At February 05, 2009 , Blogger holyterror said...

And they might see this if they thought more of their readers.
But they don't.
I firmly believe that most journalists think of "readers" as an abstraction that has very little basis in reality.

It makes it easier for them to not have to do much legwork.

 
At February 06, 2009 , Blogger Jan said...

I am NOT holding my breath that they will change!

They all seem to have one agenda and that does not neccessarily mean reporting the truth!

 
At February 06, 2009 , Blogger Jan said...

I am NOT holding my breath that they will change!

They all seem to have one agenda and that does not neccessarily mean reporting the truth!

 
At February 06, 2009 , Blogger Unknown said...

If they haven't got a clue and are already spitting in readers' faces, I don't see how they are ever going to get a clue.

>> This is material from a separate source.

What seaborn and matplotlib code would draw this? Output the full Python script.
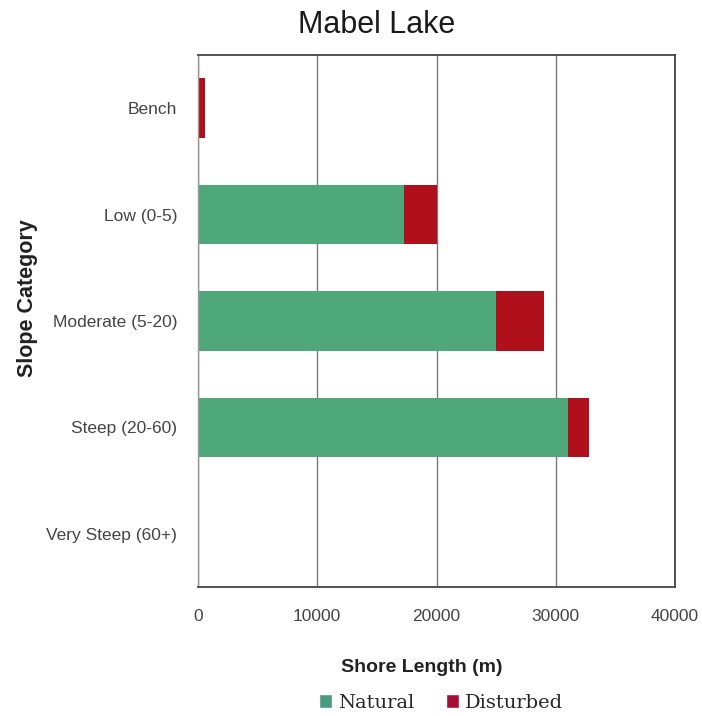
import matplotlib
matplotlib.use("Agg")
import matplotlib.pyplot as plt
from matplotlib.patches import Patch
import seaborn as sns
import pandas as pd

categories = ["Bench", "Low (0-5)", "Moderate (5-20)", "Steep (20-60)", "Very Steep (60+)"]
natural = [100, 17300, 25000, 31000, 0]
disturbed = [500, 2700, 4050, 1800, 0]
x_ticks = [0, 10000, 20000, 30000, 40000]

df = pd.DataFrame({"category": categories, "natural": natural, "disturbed": disturbed})
df["total"] = df["natural"] + df["disturbed"]

green = "#4ea87a"
red = "#b0101c"

sns.set_style("white")
plt.rcParams["font.family"] = ["Liberation Sans", "DejaVu Sans"]

fig = plt.figure(figsize=(7.02, 7.16), dpi=100)
ax = fig.add_axes([198 / 702, 1 - 587 / 716, (675 - 198) / 702, (587 - 55) / 716])

# stacked horizontal bars: total in red, natural drawn over it in green
sns.barplot(data=df, y="category", x="total", orient="h", color=red,
            saturation=1, width=0.56, ax=ax, order=categories, linewidth=0)
sns.barplot(data=df, y="category", x="natural", orient="h", color=green,
            saturation=1, width=0.56, ax=ax, order=categories, linewidth=0)

ax.set_xlim(0, 40000)
ax.set_xticks(x_ticks)
ax.set_xticklabels([str(t) for t in x_ticks], color="#444444", fontsize=12.5)
ax.tick_params(axis="x", direction="out", length=5, color="#555555", pad=11)
ax.tick_params(axis="y", length=0, pad=15, labelsize=12.5, labelcolor="#444444")
ax.set_axisbelow(True)
ax.xaxis.grid(True, color="#7a7a7a", linewidth=1)

for side in ["top", "right", "bottom"]:
    ax.spines[side].set_color("#444444")
    ax.spines[side].set_linewidth(1.3)
ax.spines["left"].set_color("#999999")
ax.spines["left"].set_linewidth(1)

ax.set_xlabel("")
ax.set_ylabel("")
fig.text(422 / 702, 1 - 668 / 716, "Shore Length (m)", ha="center", va="center",
         fontsize=14, fontweight="bold", color="#222222")
fig.text(28 / 702, 1 - 298 / 716, "Slope Category", ha="center", va="center",
         rotation=90, fontsize=15.5, fontweight="bold", color="#222222")
fig.text(377 / 702, 1 - 25 / 716, "Mabel Lake", ha="center", va="center",
         fontsize=22, family=["Liberation Sans Narrow", "Liberation Sans", "DejaVu Sans"],
         color="#1a1a1a")

handles = [Patch(facecolor="#4a9a7e", label="Natural"), Patch(facecolor="#a51035", label="Disturbed")]
fig.legend(handles=handles, loc="center", bbox_to_anchor=(441 / 702, 1 - 703 / 716), ncol=2,
           frameon=False, handlelength=0.7, handleheight=0.7, handletextpad=0.3,
           columnspacing=1.6, prop={"family": ["DejaVu Serif"], "size": 14})

fig.savefig("out.png", dpi=100)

My mother was a reporter and later taught what by then was beginning to be called journalism, and from what I've heard was a great journalism professor. But she didn't go to journalism school, and the stories she told me about newspapering back in the 1940s reflect a world and an ethos that no longer exist. It's when "reporting," the instinct and talent for which can't be taught, began to be called "journalism" that the trouble started, in my opinion. When I was in graduate school at Columbia, those I knew who were at the journalism school there were, from what I could tell, being taught a certain style that one sees over and over in news stories, which disrupts the essential immediacy of the relationship between the reporter and what is being reported, and the obligation to tell the unbiased truth.

"Journalism," like "journalling" (something everyone is always being advised to do and that has never made any sense to me; doesn't one know what one already thinks, and can't one remember what has happened in one's own life? and didn't it used to be called "keeping a diary"? but no, "journal" sounds like something more, and isn't), is subjective, and legitimizes subjectivity. Reporting is and does not, and when reporters started having had to go to journalism school, things changed.

Hey, wait a minute, that was around the same time period as Watergate, the thing that decided me against a career in "journalism, which I'd considered entering up to then. No wonder. I know many reporters, and reporters, like cops, are, to me, the smartest, quickest, and sharpest people around; yet it's impossible for the "journalism" culture not to have gotten in the way of most of them being what they would have been if they were just newspapermen and newspaperwomen. I don't think there's any way to go back from that.